Heat Jeff Rice
The birds and animals, and even insects hide.
Interview: Tucson, Arizona, residents share desert heat experiences
August 15, 2001 from All Things Considered
LINDA WERTHEIMER, host: Well, it's not 1,200 degrees, but the heat this time of year in the American Southwest is blistering. Daytime temperatures rarely drop below 100 degrees in the desert. Jeff Rice asked residents of Tucson, Arizona, to reflect on life under the blazing sun and created this montage.
Unidentified Man #1: The desert really melts things down and burns away the unimportant.
(Soundbite of man's comment enhanced with background music)
Unidentified Man #1: The desert really melts things down and burns away the unimportant. The desert really melts things down and burns away the unimportant.
Unidentified Woman #1: As a kid, I remember us walking along the roadways and seeing the pavement bubble up, because that's how hot it was out there.
Unidentified Man #2: I've stood in valleys in June when it was 115 degrees, and there's no one there, and all the insects have gone underground or died or fled, and the birds don't move through the sky until dusk, and you hear this sound, this thumping. And then you realize for the first time since you've been on earth, you're hearing your own body, your blood, your heart.
Unidentified Meteorologist: ...extended seven-day forecast for the valley. It's going to be a hot one today, so the air conditioners, they will be cranking up this afternoon. One hundred ten will be our high today under sunny skies, of course, so no significant changes in the weather pattern. Continued sunny, hot and dry for at least the next seven days.
Unidentified Woman #2: Many people still tend to follow the old practices in the summertime, you know, getting up very, very early. And in the afternoons, older people would sleep, but younger people, literally, they would just sit and sort of let the body temperature just try and be stable. It would be this silence not only of lack of sound, but also, I think, the silence of heat.
(Soundbite of recording)
Unidentified Woman #3: The time is 1:29. Current temperature: 109 degrees.
Unidentified Man #3: It's absolutely languid, slow flowing. For me, that feeling when the body starts to dissolve the boundaries of skin and your sense of being inside of a form can really melt away with just the right combination of temperature and expanse.

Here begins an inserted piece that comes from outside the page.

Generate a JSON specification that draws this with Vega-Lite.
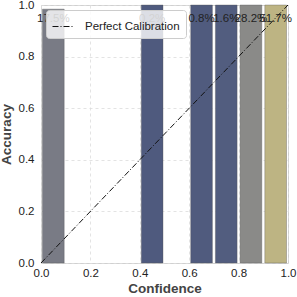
{
  "$schema": "https://vega.github.io/schema/vega-lite/v6.json",
  "autosize": {"type": "none"},
  "width": 247,
  "height": 258,
  "padding": {"left": 41, "top": 5, "right": 9, "bottom": 34},
  "config": {
    "font": "Liberation Sans",
    "view": {"stroke": "#d0d0d0", "strokeWidth": 1},
    "axis": {
      "domain": false,
      "ticks": false,
      "grid": true,
      "labelFlush": false,
      "gridColor": "#dcdcdc",
      "gridDash": [3, 3],
      "gridWidth": 0.8,
      "labelFont": "Liberation Sans",
      "labelFontSize": 11.5,
      "labelColor": "#222222",
      "titleFont": "Liberation Sans",
      "titleFontSize": 13.5,
      "titleFontWeight": "bold",
      "titleColor": "#444444"
    }
  },
  "data": {
    "values": [
      {"lo": 0.0, "hi": 0.1, "mid": 0.05, "accuracy": 0.984, "pct": 17.5, "label": "17.5%"},
      {"lo": 0.4, "hi": 0.5, "mid": 0.45, "accuracy": 1.0, "pct": 0.2, "label": "0.2%"},
      {"lo": 0.6, "hi": 0.7, "mid": 0.65, "accuracy": 1.0, "pct": 0.8, "label": "0.8%"},
      {"lo": 0.7, "hi": 0.8, "mid": 0.75, "accuracy": 1.0, "pct": 1.6, "label": "1.6%"},
      {"lo": 0.8, "hi": 0.9, "mid": 0.85, "accuracy": 1.0, "pct": 28.2, "label": "28.2%"},
      {"lo": 0.9, "hi": 1.0, "mid": 0.95, "accuracy": 1.0, "pct": 51.7, "label": "51.7%"}
    ]
  },
  "layer": [
    {
      "mark": {"type": "rect", "xOffset": 1.5, "x2Offset": -1.5, "stroke": "#555555", "strokeWidth": 0.6, "strokeOpacity": 0.6},
      "encoding": {
        "x": {"field": "lo", "type": "quantitative", "scale": {"domain": [0, 1], "nice": false}, "axis": {"title": "Confidence", "values": [0, 0.2, 0.4, 0.6, 0.8, 1.0], "format": ".1f", "labelPadding": 4, "titlePadding": 3}},
        "x2": {"field": "hi"},
        "y": {"field": "accuracy", "type": "quantitative", "scale": {"domain": [0, 1], "nice": false}, "axis": {"title": "Accuracy", "values": [0, 0.2, 0.4, 0.6, 0.8, 1.0], "format": ".1f", "labelPadding": 7, "titlePadding": 5}},
        "y2": {"datum": 0},
        "fill": {"field": "pct", "type": "quantitative", "scale": {"domain": [0, 17.5, 28.2, 51.7], "range": ["#4e5a7e", "#797b85", "#8a8a88", "#bdb483"]}, "legend": null}
      }
    },
    {
      "mark": {"type": "text", "fontSize": 11.5, "color": "#222222", "baseline": "middle", "align": "center"},
      "encoding": {
        "x": {"field": "mid", "type": "quantitative"},
        "y": {"datum": 0.945, "type": "quantitative"},
        "text": {"field": "label", "type": "nominal"}
      }
    },
    {
      "data": {"values": [{"c": 0, "a": 0, "s": "Perfect Calibration"}, {"c": 1, "a": 1, "s": "Perfect Calibration"}]},
      "mark": {"type": "line", "strokeDash": [6, 2, 1, 2], "strokeWidth": 1},
      "encoding": {
        "x": {"field": "c", "type": "quantitative"},
        "y": {"field": "a", "type": "quantitative"},
        "stroke": {"field": "s", "type": "nominal", "scale": {"range": ["#111111"]},
          "legend": {"title": null, "orient": "top-left", "offset": 5, "symbolType": "stroke", "symbolDash": [6, 2, 1, 2], "symbolSize": 400, "symbolStrokeWidth": 1, "labelOffset": 12, "labelFontSize": 11.5, "labelColor": "#222222", "labelFont": "Liberation Sans", "fillColor": "rgba(255,255,255,0.8)", "strokeColor": "#cccccc", "cornerRadius": 3, "padding": 6}
        }
      }
    }
  ]
}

Unidentified Man #4: I've been out here when it hit 125, and at 125, if you had to walk a mile, you consider it life-threatening. So I got to sit in here guzzling water, sitting in, you know, 109, 110 degrees, but I'm OK because I'm not moving. But if you move, you pay.
Unidentified Woman #4: (Through Translator) The sun has moved down that way a bit, and yet, it is so hot. All movement has almost stopped. A fly goes by so slowly. Everything has slowed down. My father is sitting there. His head is tilted back and he's asleep. My sister is laying over there asleep. The dog passes by. He is looking for shade. Everything has slowed down. And yet, the clouds have slowly settled in. `It's raining! It's raining!' My father jumps up. `Run and cover my grain! Run and get the clothes off the line!' Everything is now moving and alive. My sister is up. The dog is up. Everything is now moving and alive.
WERTHEIMER: Our story on desert heat was produced by Jeff Rice and comes to us from HearingVoices.com.
NOAH ADAMS (Host): It's ALL THINGS CONSIDERED from NPR News.